All that to say, I committed this week to 6 days without desserts or snacks. Self-denial is not my strength. Give me an action or inflict pain and I’ll take it like a woman, but ask me to wait without… NO!! Anything but that!
So why torture myself in this way? First, to gain the perspective that this hardly qualifies for torture. I have much to be thankful for. Second, because self-control is a fruit of the Spirit that overflows to all of my life and produces more worship to its rightful Owner. And third, because I have little people following me whose spiritual senses have barely tasted the sweet fruit of righteous living, but who increasingly face the bitter enticements of the world.

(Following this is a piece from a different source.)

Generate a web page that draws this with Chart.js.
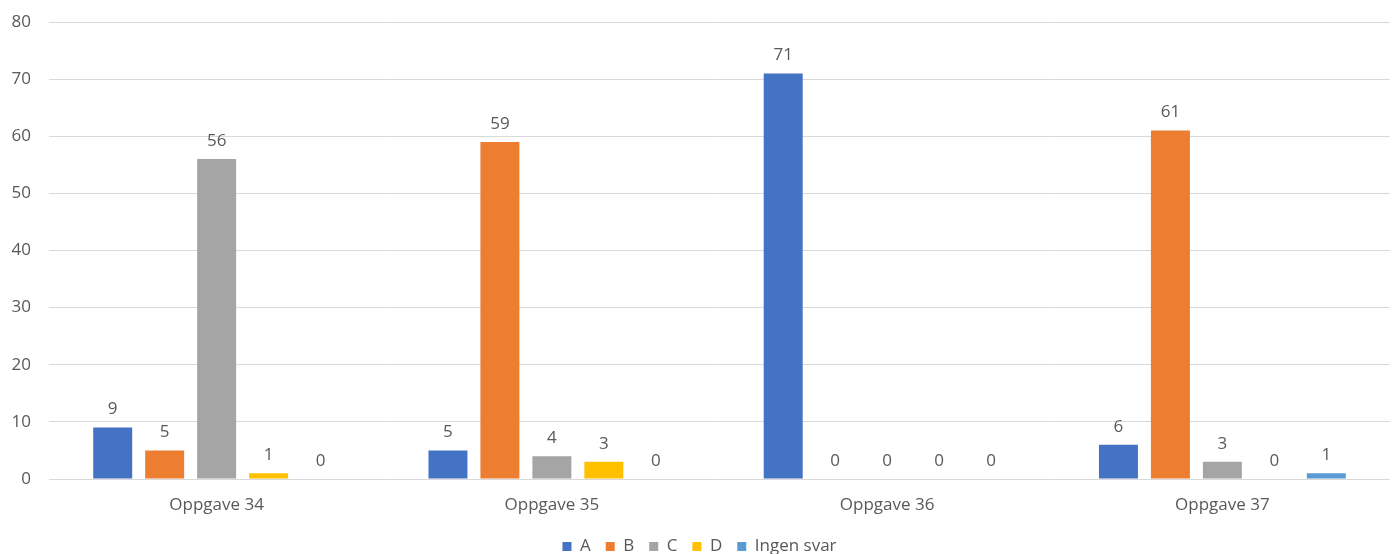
<!DOCTYPE html>
<html>
<head>
<meta charset="utf-8">
<script src="https://cdn.jsdelivr.net/npm/chart.js@4/dist/chart.umd.min.js"></script>
<style>
  html, body { margin: 0; padding: 0; background: #fff; }
  #wrap { width: 1397px; height: 554px; }
</style>
</head>
<body>
<div id="wrap"><canvas id="chart" width="1397" height="554"></canvas></div>
<script>
// Answer counts per task
const categories = ['Oppgave 34', 'Oppgave 35', 'Oppgave 36', 'Oppgave 37'];
const seriesNames = ['A', 'B', 'C', 'D', 'Ingen svar'];
const valuesA = [9, 5, 71, 6];
const valuesB = [5, 59, 0, 61];
const valuesC = [56, 4, 0, 3];
const valuesD = [1, 3, 0, 0];
const valuesNone = [0, 0, 0, 1];
const yTicks = [0, 10, 20, 30, 40, 50, 60, 70, 80];

const colors = ['#4472C4', '#ED7D31', '#A5A5A5', '#FFC000', '#5B9BD5'];
const textColor = '#595959';
const fontFamily = '"Open Sans", "Noto Sans", sans-serif';
const fontSize = 17;

// Value labels above every bar
const valueLabels = {
    id: 'valueLabels',
    afterDatasetsDraw(chart) {
        const ctx = chart.ctx;
        ctx.save();
        ctx.font = fontSize + 'px ' + fontFamily;
        ctx.fillStyle = textColor;
        ctx.textAlign = 'center';
        ctx.textBaseline = 'middle';
        chart.data.datasets.forEach((ds, i) => {
            const meta = chart.getDatasetMeta(i);
            meta.data.forEach((bar, j) => {
                ctx.fillText(String(ds.data[j]), bar.x, bar.y - 18);
            });
        });
        ctx.restore();
    }
};

// Keep gaps between legend items but a compact legend box
const legendHeight = {
    id: 'legendHeight',
    beforeLayout(chart) {
        const lg = chart.legend;
        if (lg && !lg._fitWrapped) {
            const fit = lg.fit.bind(lg);
            lg.fit = function () { fit(); this.height = 31; };
            lg._fitWrapped = true;
        }
    }
};

const allValues = [valuesA, valuesB, valuesC, valuesD, valuesNone];

new Chart(document.getElementById('chart').getContext('2d'), {
    type: 'bar',
    data: {
        labels: categories,
        datasets: seriesNames.map((name, i) => ({
            label: name,
            data: allValues[i],
            backgroundColor: colors[i],
            borderWidth: 0,
            categoryPercentage: 0.775,
            barPercentage: 0.75
        }))
    },
    options: {
        responsive: false,
        animation: false,
        layout: { padding: { left: 9, right: 7, top: 22, bottom: 0 } },
        scales: {
            x: {
                afterFit: s => { s.height = 44; },
                grid: { display: false },
                border: { display: false },
                ticks: { color: textColor, font: { family: fontFamily, size: fontSize }, padding: 8 }
            },
            y: {
                min: 0,
                max: 80,
                afterBuildTicks: s => { s.ticks = yTicks.map(v => ({ value: v })); },
                afterFit: s => { s.width = 40; s.paddingTop = 0; s.paddingBottom = 0; },
                grid: { color: '#d9d9d9', lineWidth: 1, drawTicks: false },
                border: { display: false },
                ticks: { color: textColor, font: { family: fontFamily, size: fontSize }, padding: 18 }
            }
        },
        plugins: {
            legend: {
                position: 'bottom',
                labels: {
                    color: textColor,
                    font: { family: fontFamily, size: fontSize },
                    boxWidth: 9,
                    boxHeight: 9,
                    padding: 15
                }
            },
            tooltip: { enabled: false }
        }
    },
    plugins: [valueLabels, legendHeight]
});
</script>
</body>
</html>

I think one of the most legitimate frustrations kids can feel is knowing that the parents who are to lead them can not say “follow,” but instead insist on “you go first.” It’s pretty sick when you think about it- burdening a child with a weight you won’t carry. Or I’m often guilty of the reverse- we’ll all just stay down here and wallow together.
In order to lead our kids, we have to go first. This week, I’m tasting what I haven’t for too long, the hard fight of self-discipline. And the result so far has surprised me. I am calling my kids to higher standards with more mercy because I know the climb is grueling, but I can also assure them the view is worth it. You can’t call someone further up and further in from behind.